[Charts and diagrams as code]

## BEGIN

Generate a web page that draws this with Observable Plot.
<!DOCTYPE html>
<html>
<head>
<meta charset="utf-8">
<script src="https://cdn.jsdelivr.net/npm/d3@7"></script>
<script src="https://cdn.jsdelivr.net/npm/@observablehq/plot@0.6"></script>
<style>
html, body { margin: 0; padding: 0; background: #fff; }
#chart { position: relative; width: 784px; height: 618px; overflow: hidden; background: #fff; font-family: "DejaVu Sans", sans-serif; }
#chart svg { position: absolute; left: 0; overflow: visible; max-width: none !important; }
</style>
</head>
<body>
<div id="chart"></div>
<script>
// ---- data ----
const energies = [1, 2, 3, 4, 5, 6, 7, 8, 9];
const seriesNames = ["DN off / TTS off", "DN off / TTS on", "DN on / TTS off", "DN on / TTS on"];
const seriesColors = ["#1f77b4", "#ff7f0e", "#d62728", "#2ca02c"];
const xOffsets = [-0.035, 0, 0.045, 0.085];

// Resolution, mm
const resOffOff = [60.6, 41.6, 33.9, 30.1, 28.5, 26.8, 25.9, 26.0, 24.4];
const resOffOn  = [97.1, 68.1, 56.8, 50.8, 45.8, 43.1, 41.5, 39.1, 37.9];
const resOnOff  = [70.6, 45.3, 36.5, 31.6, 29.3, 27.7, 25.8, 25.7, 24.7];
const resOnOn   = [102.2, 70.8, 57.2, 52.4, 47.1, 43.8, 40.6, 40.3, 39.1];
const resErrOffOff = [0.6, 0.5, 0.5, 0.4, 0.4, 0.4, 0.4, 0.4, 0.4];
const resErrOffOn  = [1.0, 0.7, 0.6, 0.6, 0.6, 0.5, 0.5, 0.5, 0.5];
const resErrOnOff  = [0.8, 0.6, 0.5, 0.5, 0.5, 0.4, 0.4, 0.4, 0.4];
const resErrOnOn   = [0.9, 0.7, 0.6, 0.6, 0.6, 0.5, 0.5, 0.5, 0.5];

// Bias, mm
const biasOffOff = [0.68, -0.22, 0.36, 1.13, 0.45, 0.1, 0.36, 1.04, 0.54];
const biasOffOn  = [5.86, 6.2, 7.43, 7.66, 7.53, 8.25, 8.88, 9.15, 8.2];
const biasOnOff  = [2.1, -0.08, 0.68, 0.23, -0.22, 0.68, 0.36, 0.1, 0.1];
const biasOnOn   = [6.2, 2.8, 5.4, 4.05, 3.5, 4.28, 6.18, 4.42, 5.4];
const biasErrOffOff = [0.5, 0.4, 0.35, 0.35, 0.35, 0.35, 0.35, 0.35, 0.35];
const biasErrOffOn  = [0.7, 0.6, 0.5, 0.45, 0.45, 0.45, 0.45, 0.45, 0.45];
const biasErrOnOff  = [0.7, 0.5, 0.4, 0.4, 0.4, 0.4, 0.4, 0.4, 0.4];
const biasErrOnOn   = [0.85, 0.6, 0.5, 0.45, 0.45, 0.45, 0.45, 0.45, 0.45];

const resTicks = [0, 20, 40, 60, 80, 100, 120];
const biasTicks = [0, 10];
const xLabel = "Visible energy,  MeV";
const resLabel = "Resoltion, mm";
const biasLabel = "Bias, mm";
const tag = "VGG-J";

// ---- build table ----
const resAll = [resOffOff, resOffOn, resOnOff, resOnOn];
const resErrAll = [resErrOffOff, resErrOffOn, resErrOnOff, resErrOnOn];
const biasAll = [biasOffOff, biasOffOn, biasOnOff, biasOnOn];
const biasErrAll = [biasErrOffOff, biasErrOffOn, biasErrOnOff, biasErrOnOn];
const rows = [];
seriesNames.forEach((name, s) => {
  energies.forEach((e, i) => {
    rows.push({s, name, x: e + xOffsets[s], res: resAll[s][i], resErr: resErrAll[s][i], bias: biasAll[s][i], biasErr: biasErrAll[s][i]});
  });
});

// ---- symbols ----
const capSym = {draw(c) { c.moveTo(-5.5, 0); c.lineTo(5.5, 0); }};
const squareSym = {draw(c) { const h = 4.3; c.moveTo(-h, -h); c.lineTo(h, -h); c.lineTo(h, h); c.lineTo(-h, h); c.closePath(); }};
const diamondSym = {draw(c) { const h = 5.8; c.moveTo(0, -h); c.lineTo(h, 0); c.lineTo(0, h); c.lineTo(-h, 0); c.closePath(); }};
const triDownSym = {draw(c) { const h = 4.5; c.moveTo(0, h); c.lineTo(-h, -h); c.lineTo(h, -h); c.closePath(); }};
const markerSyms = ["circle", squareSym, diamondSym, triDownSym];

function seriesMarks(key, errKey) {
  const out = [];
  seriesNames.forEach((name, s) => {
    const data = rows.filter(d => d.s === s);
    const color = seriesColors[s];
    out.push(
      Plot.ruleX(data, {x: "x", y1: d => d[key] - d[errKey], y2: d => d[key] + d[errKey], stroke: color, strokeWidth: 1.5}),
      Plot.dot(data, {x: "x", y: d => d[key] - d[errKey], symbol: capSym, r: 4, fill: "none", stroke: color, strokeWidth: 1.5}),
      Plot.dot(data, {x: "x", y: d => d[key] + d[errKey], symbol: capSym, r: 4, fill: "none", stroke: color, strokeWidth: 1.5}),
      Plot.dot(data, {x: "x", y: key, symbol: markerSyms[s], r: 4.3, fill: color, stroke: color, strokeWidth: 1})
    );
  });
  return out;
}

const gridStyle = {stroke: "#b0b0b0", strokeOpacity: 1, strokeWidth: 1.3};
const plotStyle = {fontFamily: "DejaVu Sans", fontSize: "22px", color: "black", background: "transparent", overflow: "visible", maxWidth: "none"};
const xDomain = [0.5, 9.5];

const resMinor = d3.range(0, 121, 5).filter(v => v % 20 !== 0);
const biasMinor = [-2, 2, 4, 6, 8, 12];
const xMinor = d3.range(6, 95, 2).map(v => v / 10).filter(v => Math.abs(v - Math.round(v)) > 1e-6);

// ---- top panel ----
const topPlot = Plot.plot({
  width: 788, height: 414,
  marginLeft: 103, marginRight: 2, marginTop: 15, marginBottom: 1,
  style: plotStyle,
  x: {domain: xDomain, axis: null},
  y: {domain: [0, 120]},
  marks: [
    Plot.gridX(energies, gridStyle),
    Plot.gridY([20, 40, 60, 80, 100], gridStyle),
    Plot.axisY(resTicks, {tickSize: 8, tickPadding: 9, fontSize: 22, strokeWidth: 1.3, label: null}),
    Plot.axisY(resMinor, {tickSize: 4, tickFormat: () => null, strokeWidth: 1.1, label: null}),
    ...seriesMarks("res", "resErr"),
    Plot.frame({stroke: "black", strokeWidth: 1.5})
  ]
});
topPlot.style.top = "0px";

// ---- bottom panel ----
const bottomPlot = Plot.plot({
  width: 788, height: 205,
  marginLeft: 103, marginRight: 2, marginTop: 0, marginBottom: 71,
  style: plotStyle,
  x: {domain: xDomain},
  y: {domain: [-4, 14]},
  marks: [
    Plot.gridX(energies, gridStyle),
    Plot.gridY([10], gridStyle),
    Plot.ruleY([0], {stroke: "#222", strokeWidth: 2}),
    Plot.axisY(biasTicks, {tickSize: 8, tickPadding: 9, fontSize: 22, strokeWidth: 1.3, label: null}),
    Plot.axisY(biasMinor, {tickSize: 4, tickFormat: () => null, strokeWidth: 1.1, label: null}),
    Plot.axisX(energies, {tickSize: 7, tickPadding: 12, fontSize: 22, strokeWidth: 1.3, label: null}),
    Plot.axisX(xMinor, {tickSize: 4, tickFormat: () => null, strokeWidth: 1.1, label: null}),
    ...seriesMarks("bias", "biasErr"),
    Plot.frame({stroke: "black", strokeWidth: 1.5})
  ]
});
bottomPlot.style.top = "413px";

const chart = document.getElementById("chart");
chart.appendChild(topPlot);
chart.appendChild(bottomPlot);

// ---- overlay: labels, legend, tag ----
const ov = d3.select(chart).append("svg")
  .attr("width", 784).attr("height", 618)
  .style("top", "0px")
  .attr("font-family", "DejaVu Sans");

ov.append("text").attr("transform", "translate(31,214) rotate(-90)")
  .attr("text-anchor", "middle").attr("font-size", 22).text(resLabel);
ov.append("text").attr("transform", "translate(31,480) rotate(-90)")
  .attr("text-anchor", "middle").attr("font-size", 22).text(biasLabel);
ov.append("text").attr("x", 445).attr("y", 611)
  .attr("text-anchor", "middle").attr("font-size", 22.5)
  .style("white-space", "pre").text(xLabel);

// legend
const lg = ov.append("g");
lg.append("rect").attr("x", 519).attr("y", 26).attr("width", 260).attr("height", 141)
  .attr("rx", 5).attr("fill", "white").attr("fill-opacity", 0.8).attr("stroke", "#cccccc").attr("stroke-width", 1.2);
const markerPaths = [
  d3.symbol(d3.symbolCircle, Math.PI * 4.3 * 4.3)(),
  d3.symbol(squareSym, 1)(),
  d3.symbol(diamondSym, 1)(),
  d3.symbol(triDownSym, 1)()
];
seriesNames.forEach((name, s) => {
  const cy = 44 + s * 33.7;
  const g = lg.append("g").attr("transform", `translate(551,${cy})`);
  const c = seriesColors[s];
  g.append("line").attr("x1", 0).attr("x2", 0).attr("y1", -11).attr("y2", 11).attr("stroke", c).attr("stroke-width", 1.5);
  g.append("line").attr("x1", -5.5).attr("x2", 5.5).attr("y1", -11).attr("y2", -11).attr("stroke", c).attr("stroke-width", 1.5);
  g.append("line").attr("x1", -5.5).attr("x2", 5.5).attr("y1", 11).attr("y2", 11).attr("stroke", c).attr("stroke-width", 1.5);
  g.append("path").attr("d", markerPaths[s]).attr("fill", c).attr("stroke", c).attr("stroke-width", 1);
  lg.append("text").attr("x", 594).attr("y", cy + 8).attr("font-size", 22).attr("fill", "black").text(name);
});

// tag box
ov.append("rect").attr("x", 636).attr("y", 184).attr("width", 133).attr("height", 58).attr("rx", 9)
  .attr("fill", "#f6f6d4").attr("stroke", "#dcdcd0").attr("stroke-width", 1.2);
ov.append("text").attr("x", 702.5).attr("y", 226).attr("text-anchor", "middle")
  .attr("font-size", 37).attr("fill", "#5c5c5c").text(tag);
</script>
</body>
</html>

## END
## BEGIN

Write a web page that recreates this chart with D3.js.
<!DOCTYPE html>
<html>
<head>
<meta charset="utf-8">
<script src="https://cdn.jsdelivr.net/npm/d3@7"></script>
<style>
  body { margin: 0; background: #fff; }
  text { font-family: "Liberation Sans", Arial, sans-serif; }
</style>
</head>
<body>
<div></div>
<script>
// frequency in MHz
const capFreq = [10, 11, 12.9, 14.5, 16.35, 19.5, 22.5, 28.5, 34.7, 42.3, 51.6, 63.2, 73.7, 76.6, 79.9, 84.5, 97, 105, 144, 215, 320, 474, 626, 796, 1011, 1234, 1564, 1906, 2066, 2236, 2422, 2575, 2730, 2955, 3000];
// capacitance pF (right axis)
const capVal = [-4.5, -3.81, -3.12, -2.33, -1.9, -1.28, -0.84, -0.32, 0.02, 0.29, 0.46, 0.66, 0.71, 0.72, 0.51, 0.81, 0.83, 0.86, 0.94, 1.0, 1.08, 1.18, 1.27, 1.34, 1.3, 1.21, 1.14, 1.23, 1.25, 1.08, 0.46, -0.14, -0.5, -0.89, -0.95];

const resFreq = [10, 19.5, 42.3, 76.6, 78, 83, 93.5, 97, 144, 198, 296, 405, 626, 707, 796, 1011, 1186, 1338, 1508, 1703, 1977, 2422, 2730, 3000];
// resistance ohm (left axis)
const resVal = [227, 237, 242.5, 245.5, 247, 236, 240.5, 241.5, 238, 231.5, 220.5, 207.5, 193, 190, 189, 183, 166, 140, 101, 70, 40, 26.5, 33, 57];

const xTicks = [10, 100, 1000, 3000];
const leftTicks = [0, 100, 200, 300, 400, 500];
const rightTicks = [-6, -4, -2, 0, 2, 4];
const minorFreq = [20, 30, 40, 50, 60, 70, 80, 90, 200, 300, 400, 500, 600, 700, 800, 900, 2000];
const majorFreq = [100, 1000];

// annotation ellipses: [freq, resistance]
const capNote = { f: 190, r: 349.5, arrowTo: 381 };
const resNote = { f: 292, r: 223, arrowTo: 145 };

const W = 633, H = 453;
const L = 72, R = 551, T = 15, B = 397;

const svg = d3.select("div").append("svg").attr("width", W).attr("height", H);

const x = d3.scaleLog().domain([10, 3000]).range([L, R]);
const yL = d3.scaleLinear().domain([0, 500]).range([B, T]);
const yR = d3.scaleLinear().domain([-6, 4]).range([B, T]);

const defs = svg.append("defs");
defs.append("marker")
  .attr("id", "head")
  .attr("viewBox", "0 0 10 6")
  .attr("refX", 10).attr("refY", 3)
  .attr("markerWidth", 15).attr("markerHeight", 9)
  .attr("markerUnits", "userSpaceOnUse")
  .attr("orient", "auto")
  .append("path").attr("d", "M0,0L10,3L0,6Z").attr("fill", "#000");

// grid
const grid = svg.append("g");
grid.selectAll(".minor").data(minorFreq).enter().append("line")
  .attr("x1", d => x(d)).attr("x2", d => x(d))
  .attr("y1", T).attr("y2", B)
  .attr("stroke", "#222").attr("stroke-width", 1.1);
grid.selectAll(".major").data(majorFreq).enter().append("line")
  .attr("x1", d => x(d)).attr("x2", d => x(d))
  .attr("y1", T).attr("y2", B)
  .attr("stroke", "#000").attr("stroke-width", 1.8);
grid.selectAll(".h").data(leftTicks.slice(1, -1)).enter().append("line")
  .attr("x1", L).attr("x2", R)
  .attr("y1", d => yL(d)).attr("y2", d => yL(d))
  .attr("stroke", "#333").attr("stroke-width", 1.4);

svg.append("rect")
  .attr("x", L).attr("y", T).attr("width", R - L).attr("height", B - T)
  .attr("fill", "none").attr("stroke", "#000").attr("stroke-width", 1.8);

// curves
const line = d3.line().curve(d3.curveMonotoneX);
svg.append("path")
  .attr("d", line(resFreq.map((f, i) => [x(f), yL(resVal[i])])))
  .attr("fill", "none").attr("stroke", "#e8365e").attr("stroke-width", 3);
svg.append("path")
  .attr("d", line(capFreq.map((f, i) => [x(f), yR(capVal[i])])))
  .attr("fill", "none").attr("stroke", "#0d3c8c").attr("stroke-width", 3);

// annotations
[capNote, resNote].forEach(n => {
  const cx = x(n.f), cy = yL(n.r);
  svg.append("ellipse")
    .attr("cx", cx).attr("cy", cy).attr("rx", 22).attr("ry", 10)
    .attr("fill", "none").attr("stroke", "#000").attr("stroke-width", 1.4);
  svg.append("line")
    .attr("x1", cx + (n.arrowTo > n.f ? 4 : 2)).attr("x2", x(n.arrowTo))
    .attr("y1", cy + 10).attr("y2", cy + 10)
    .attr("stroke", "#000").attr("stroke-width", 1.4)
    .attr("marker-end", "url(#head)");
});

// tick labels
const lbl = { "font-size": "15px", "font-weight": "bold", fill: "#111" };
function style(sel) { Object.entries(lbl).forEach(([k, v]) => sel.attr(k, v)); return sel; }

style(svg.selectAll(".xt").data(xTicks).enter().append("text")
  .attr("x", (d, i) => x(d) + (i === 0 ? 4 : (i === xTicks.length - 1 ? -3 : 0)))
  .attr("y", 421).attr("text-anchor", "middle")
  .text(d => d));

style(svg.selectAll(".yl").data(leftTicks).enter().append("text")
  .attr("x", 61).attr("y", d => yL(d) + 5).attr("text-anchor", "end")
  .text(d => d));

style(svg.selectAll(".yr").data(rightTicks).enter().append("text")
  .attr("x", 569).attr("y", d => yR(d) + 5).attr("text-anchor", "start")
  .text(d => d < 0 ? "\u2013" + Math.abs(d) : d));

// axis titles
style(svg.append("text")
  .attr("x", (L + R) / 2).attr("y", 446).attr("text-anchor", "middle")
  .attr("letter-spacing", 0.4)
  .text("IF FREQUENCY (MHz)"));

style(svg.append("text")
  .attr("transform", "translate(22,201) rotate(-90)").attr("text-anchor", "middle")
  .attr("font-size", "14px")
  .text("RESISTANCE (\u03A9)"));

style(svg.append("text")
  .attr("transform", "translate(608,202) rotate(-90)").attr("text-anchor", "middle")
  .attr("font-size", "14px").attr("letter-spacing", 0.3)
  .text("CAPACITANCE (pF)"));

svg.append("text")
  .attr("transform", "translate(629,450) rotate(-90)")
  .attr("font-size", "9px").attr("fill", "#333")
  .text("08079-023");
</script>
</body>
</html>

## END

**REQUIRED WORK**
Repeat, exactly as they stand above, the lines from the line with "Generate a web" to the line with "const xOffsets = [-0.035, 0, 0.045, 0.085];", both lines included.

**COMPLETE OUTPUT**
Generate a web page that draws this with Observable Plot.
<!DOCTYPE html>
<html>
<head>
<meta charset="utf-8">
<script src="https://cdn.jsdelivr.net/npm/d3@7"></script>
<script src="https://cdn.jsdelivr.net/npm/@observablehq/plot@0.6"></script>
<style>
html, body { margin: 0; padding: 0; background: #fff; }
#chart { position: relative; width: 784px; height: 618px; overflow: hidden; background: #fff; font-family: "DejaVu Sans", sans-serif; }
#chart svg { position: absolute; left: 0; overflow: visible; max-width: none !important; }
</style>
</head>
<body>
<div id="chart"></div>
<script>
// ---- data ----
const energies = [1, 2, 3, 4, 5, 6, 7, 8, 9];
const seriesNames = ["DN off / TTS off", "DN off / TTS on", "DN on / TTS off", "DN on / TTS on"];
const seriesColors = ["#1f77b4", "#ff7f0e", "#d62728", "#2ca02c"];
const xOffsets = [-0.035, 0, 0.045, 0.085];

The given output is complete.